Standard-definition television screens contain 640 vertical lines of pixels and 480 horizontal lines of pixels. Televisions with a higher definition than SDTV have more horizontal pixel lines in their screen--720 or 1080--which provides more detail than 480 lines and thus a sharper and clearer image.
Progressive and Interlaced
Standard-definition signals were originally interlaced, which means that only half the pixel lines appeared at any time. The image flickered back and forth between one half and the others faster than the human eye could perceive, making the image appear whole. It also creates the flicker effect which appears in older TVs. Progressive scans, on the other hand, show every line of pixels instead of flickering back and forth the way interlaced screens do. SDTV currently encompasses bother interlaced and progressive signals, though they don’t display more than 480 lines of pixels.
Almost all older cathode ray tube TVs--the bigger, boxier TVs with a screen ratio of 4:3--are SDTV. Newer televisions list their screen resolution on their packaging materials, with a number indicating the horizontal pixel lines and an “i” or a “p” to indicate interlaced or progressive (720p, for example, or 1080i).

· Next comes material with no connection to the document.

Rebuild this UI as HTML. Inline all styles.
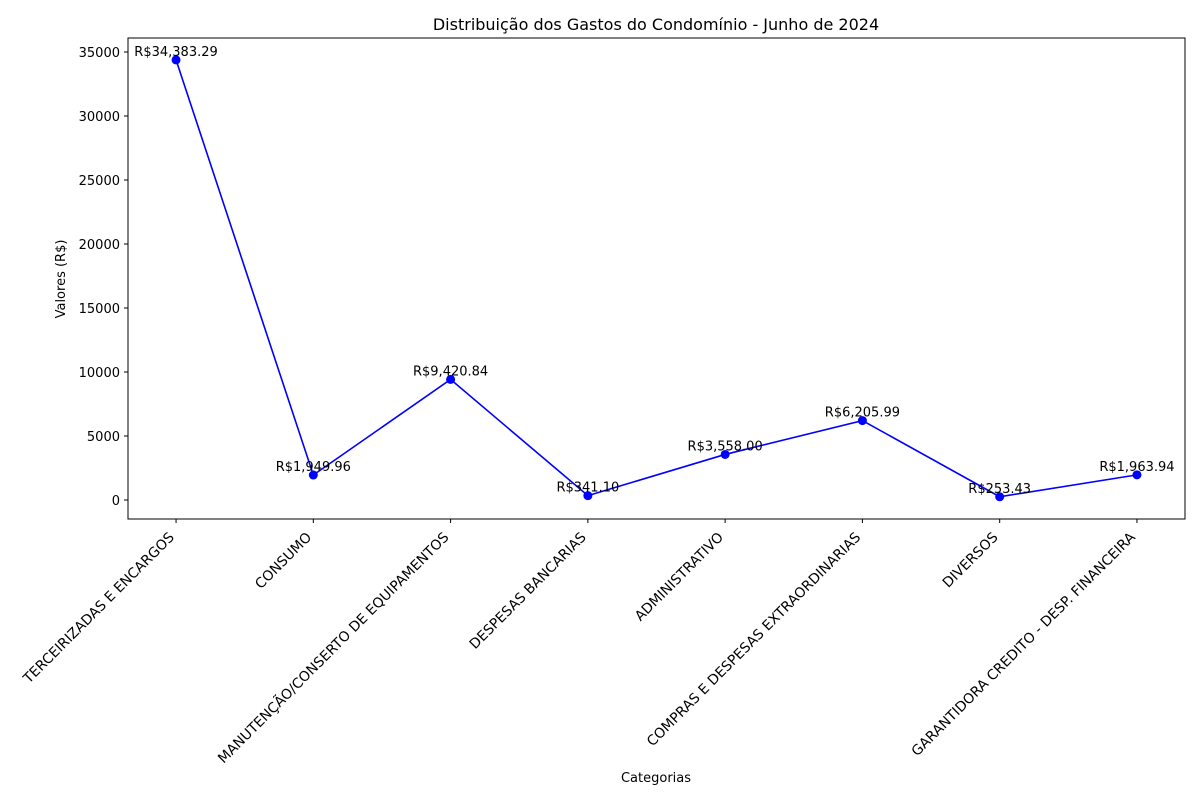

Free TV--including the five national networks and numerous local stations--continues to broadcast in standard definition, ensuring that anyone with a TV can receive the signals (though older TVs may require a digital converter in order to accept the digital signal). While some network shows are broadcast in high definition for free, cable and satellite companies charge an additional fee to send HD signals. Standard definition worked well for many decades, and still provides a clear image, while costing less than high definition to boot.